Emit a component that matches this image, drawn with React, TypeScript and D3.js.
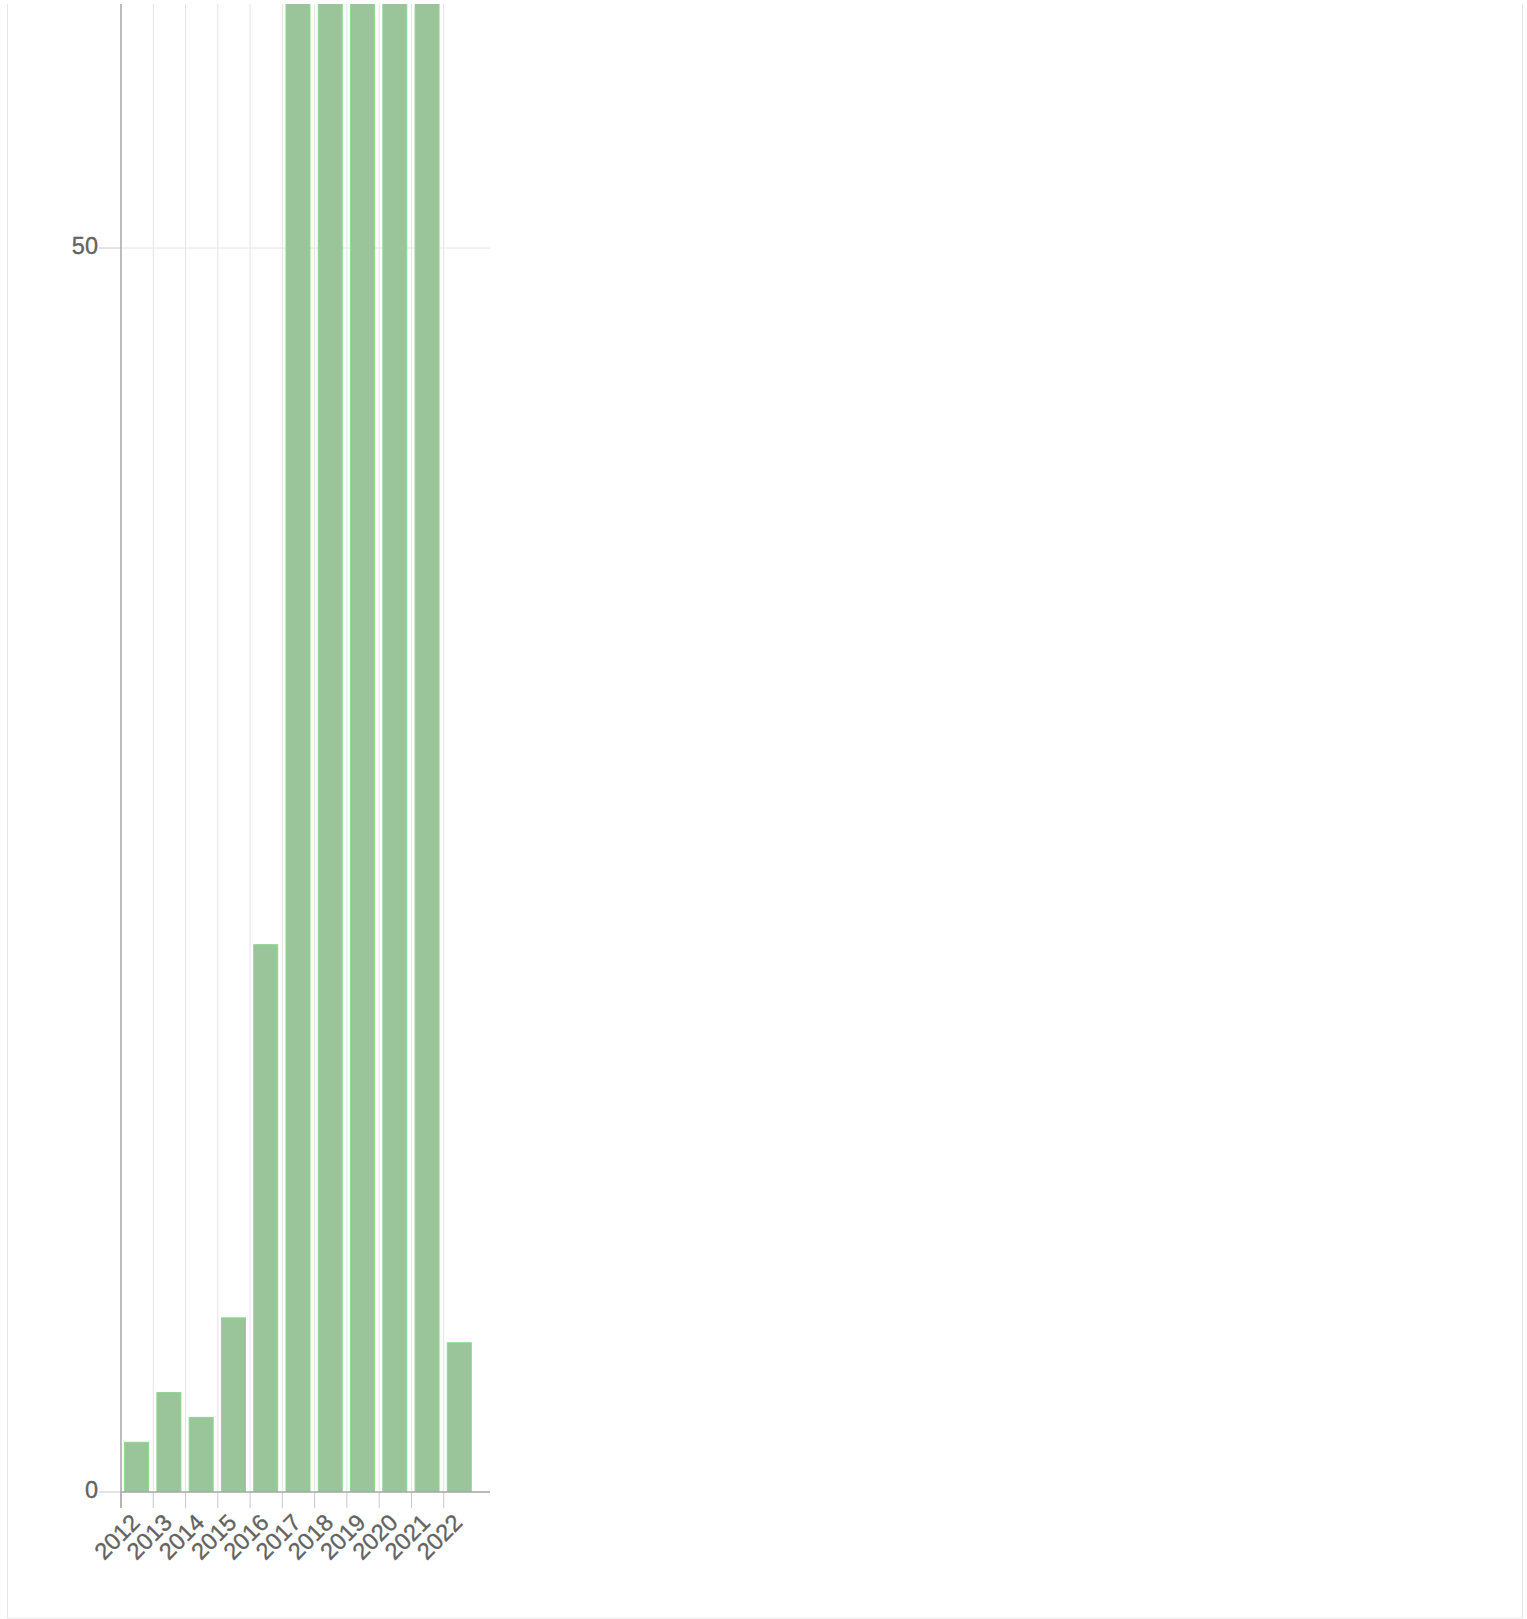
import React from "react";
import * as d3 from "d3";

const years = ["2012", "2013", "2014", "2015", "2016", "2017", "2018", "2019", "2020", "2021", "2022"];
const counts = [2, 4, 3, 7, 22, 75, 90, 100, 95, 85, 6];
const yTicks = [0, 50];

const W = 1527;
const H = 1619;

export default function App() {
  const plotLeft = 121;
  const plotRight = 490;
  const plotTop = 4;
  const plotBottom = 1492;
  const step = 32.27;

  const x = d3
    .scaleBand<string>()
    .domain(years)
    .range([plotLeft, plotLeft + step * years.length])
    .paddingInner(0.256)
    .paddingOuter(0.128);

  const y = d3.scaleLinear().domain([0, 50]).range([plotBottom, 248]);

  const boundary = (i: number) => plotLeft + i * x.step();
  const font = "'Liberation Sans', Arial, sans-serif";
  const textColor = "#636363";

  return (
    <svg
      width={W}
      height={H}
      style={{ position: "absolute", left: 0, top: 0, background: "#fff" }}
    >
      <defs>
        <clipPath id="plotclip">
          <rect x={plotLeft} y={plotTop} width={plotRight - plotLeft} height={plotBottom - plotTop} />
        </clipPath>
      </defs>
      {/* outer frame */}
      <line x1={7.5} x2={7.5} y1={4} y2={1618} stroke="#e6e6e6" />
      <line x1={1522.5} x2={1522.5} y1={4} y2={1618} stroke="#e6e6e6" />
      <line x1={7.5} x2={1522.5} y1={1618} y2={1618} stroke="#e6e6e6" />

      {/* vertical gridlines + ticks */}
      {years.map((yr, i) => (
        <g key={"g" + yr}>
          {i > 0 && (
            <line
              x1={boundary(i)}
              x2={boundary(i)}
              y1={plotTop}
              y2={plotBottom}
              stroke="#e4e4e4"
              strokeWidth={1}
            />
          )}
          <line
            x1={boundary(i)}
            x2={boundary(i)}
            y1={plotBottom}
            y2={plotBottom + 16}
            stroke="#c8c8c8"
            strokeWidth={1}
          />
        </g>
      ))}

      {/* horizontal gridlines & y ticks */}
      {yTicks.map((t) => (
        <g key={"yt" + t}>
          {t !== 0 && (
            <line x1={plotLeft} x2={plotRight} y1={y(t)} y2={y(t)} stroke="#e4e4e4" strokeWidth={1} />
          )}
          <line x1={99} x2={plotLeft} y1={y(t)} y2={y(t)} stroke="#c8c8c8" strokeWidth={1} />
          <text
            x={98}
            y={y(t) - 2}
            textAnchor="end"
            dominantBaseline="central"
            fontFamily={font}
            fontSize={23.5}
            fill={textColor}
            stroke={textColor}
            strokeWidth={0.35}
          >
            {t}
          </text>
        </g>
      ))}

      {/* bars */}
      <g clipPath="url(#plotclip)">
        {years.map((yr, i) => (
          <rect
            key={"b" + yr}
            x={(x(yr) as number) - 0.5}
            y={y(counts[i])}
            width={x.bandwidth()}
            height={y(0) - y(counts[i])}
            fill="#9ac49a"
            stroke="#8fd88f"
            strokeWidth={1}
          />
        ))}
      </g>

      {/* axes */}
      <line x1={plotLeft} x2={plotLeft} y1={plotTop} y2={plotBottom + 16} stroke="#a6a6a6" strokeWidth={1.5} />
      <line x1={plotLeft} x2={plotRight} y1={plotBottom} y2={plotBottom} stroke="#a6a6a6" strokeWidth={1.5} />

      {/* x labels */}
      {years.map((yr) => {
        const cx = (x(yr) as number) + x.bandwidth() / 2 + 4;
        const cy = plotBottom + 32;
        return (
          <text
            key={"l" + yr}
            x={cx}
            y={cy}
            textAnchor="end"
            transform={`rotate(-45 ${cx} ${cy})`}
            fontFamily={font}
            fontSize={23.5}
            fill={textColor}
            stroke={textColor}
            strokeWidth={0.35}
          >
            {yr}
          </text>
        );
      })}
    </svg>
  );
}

Your goal
Leave out the pictures. Transcribe only the lines above, from the first through the one that contains "const yTicks = [0, 50];".

Output below
Emit a component that matches this image, drawn with React, TypeScript and D3.js.
import React from "react";
import * as d3 from "d3";

const years = ["2012", "2013", "2014", "2015", "2016", "2017", "2018", "2019", "2020", "2021", "2022"];
const counts = [2, 4, 3, 7, 22, 75, 90, 100, 95, 85, 6];
const yTicks = [0, 50];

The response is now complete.